## GOAL OF THE EXERCISE
From the listing below, restate word for word the lines from the line containing "Write the TikZ code for this diagram." down through the line containing "(0,0) rectangle (501,464);". Exclude pictures.

[Source code of charts]
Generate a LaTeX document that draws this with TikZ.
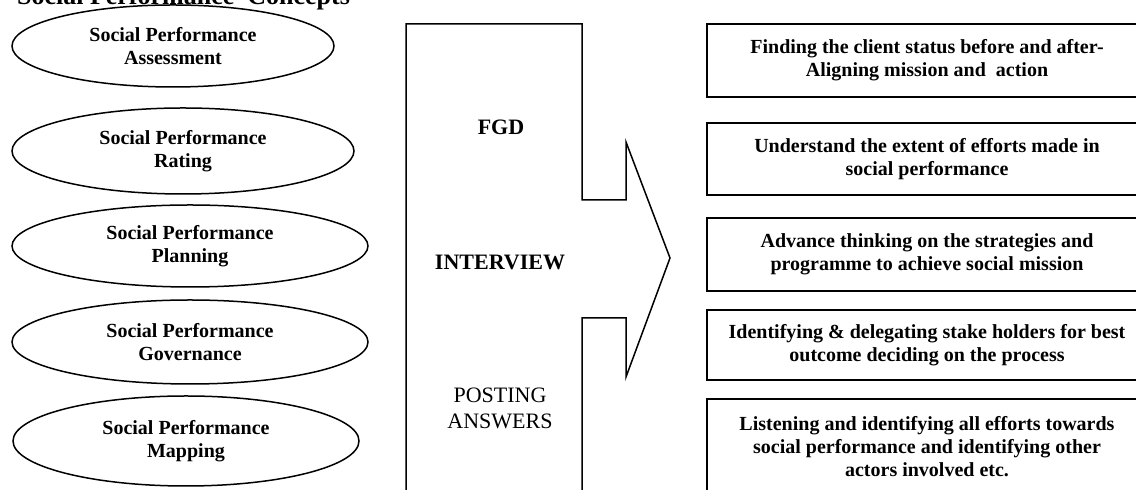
\documentclass[tikz,border=0pt]{standalone}
\usepackage{fontspec}
\setmainfont{Liberation Serif}
\usepackage{tikz}
\usetikzlibrary{shapes.geometric}

\begin{document}
\begin{tikzpicture}[
    x=0.5pt, y=-0.5pt,
    concept/.style={ellipse, draw, line width=0.75pt, inner sep=0pt, align=center,
        font=\bfseries\fontsize{10}{11.5}\selectfont},
    outcome/.style={rectangle, draw, line width=1pt, minimum width=220pt, align=center,
        font=\bfseries\fontsize{10}{11.5}\selectfont},
    method/.style={align=center, font=\bfseries\fontsize{11}{13}\selectfont}
]
    \useasboundingbox (0,0) rectangle (1136,490);
    \clip (0,0) rectangle (1136,490);

    \node[anchor=base west, font=\bfseries\fontsize{13}{15}\selectfont] (title) at (10,5) {Social Performance\ \ Concepts};

    % concepts
    \node[concept, minimum width=161pt, minimum height=41pt] (assessment) at (173,46) {Social Performance\\Assessment};
    \node[concept, minimum width=171pt, minimum height=43pt] (rating) at (183,151) {Social Performance\\Rating};
    \node[concept, minimum width=178pt, minimum height=41pt] (planning) at (190,246) {Social Performance\\Planning};
    \node[concept, minimum width=178pt, minimum height=42pt] (governance) at (190,342) {Social Performance\\Governance};
    \node[concept, minimum width=173pt, minimum height=45pt] (mapping) at (186,441) {Social Performance\\Mapping};

    % big arrow
    \draw[line width=0.75pt] (406,500) -- (406,24) -- (582,24) -- (582,200) -- (626,200) -- (626,142)
        -- (670,258) -- (626,377) -- (626,318) -- (582,318) -- (582,500);
    \node[method] (fgd) at (501,127) {FGD};
    \node[method] (interview) at (500,262) {INTERVIEW};
    \node[method, font=\fontsize{11}{13}\selectfont] (posting) at (500,408) {POSTING\\ANSWERS};

    % outcomes
    \node[outcome, minimum height=36.5pt] (status) at (927,60.5) {Finding the client status before and after-\\Aligning mission and\ \ action};
    \node[outcome, minimum height=36pt] (efforts) at (927,159) {Understand the extent of efforts made in\\social performance};
    \node[outcome, minimum height=36.5pt] (strategy) at (927,254.5) {Advance thinking on the strategies and\\programme to achieve social mission};
    \node[outcome, minimum height=35pt] (stakeholders) at (927,345) {Identifying \& delegating stake holders for best\\outcome deciding on the process};
    \node[outcome, minimum height=48pt] (listening) at (927,447) {Listening and identifying all efforts towards\\social performance and identifying other\\actors involved etc.};
\end{tikzpicture}
\end{document}
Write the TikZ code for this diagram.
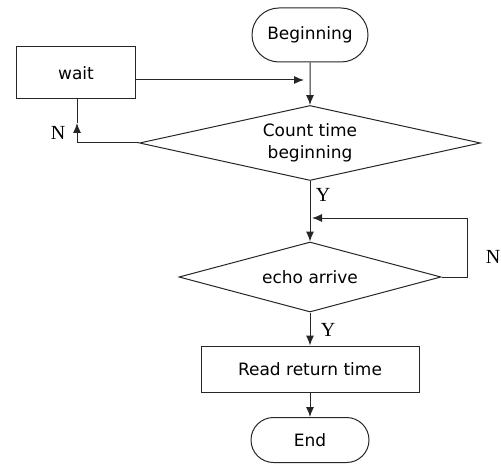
\documentclass[tikz,border=0pt]{standalone}
\usepackage{fontspec}
\setmainfont{DejaVu Sans}
\newfontfamily\ynfont{Liberation Serif}
\usetikzlibrary{shapes.geometric, shapes.misc, arrows.meta}

\begin{document}
\begin{tikzpicture}[x = 0.5pt, y = -0.5pt, line width = 0.5pt, draw = black!85,
    every node/.style = {font = \fontsize{8.5}{11}\selectfont},
    terminal/.style = {rounded rectangle, draw = black!85, inner sep = 0pt},
    process/.style = {rectangle, draw = black!85, inner sep = 0pt},
    decision/.style = {diamond, draw = black!85, inner sep = 0pt, align = center},
    yn/.style = {font = \ynfont\fontsize{10}{12}\selectfont},
    arrow/.style = {-{Latex[length = 5pt, width = 4pt]}}]
  \useasboundingbox (0,0) rectangle (501,464);

  % boxes
  \node[terminal, minimum width = 58pt, minimum height = 27pt] (begin) at (310,35) {Beginning};
  \node[process, minimum width = 59.5pt, minimum height = 26pt] (wait) at (76,73) {wait};
  \node[decision, aspect = 4.5, minimum width = 170.5pt, minimum height = 37.5pt] (count) at (310,143) {Count time\\beginning};
  \node[decision, aspect = 3.7, minimum width = 131pt, minimum height = 35pt] (echo) at (310,277) {echo arrive};
  \node[process, minimum width = 109pt, minimum height = 23pt] (read) at (310,369) {Read return time};
  \node[terminal, minimum width = 59pt, minimum height = 22.5pt] (end) at (310,440) {End};

  % join points
  \coordinate (join1) at (304,80);
  \coordinate (nmark) at (77,123);
  \coordinate (back) at (467,218);
  \coordinate (join2) at (312,218);

  % connectors
  \draw[arrow] (begin) -- (count);
  \draw[arrow] (wait.east |- join1) -- (join1);
  \draw[arrow] (count.west) -| (nmark);
  \draw (nmark) -- (nmark |- wait.south);
  \draw[arrow] (count.south) -- (echo.north);
  \draw[arrow] (echo.east) -| (back) -- (join2);
  \draw[arrow] (echo.south) -- (read.north);
  \draw[arrow] (read.south) -- (end.north);

  % labels
  \node[yn] (n1) at (58,133) {N};
  \node[yn] (y1) at (323,195) {Y};
  \node[yn] (n2) at (493,257) {N};
  \node[yn] (y2) at (328,330) {Y};
\end{tikzpicture}
\end{document}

## RESULT
Write the TikZ code for this diagram.
\documentclass[tikz,border=0pt]{standalone}
\usepackage{fontspec}
\setmainfont{DejaVu Sans}
\newfontfamily\ynfont{Liberation Serif}
\usetikzlibrary{shapes.geometric, shapes.misc, arrows.meta}

\begin{document}
\begin{tikzpicture}[x = 0.5pt, y = -0.5pt, line width = 0.5pt, draw = black!85,
    every node/.style = {font = \fontsize{8.5}{11}\selectfont},
    terminal/.style = {rounded rectangle, draw = black!85, inner sep = 0pt},
    process/.style = {rectangle, draw = black!85, inner sep = 0pt},
    decision/.style = {diamond, draw = black!85, inner sep = 0pt, align = center},
    yn/.style = {font = \ynfont\fontsize{10}{12}\selectfont},
    arrow/.style = {-{Latex[length = 5pt, width = 4pt]}}]
  \useasboundingbox (0,0) rectangle (501,464);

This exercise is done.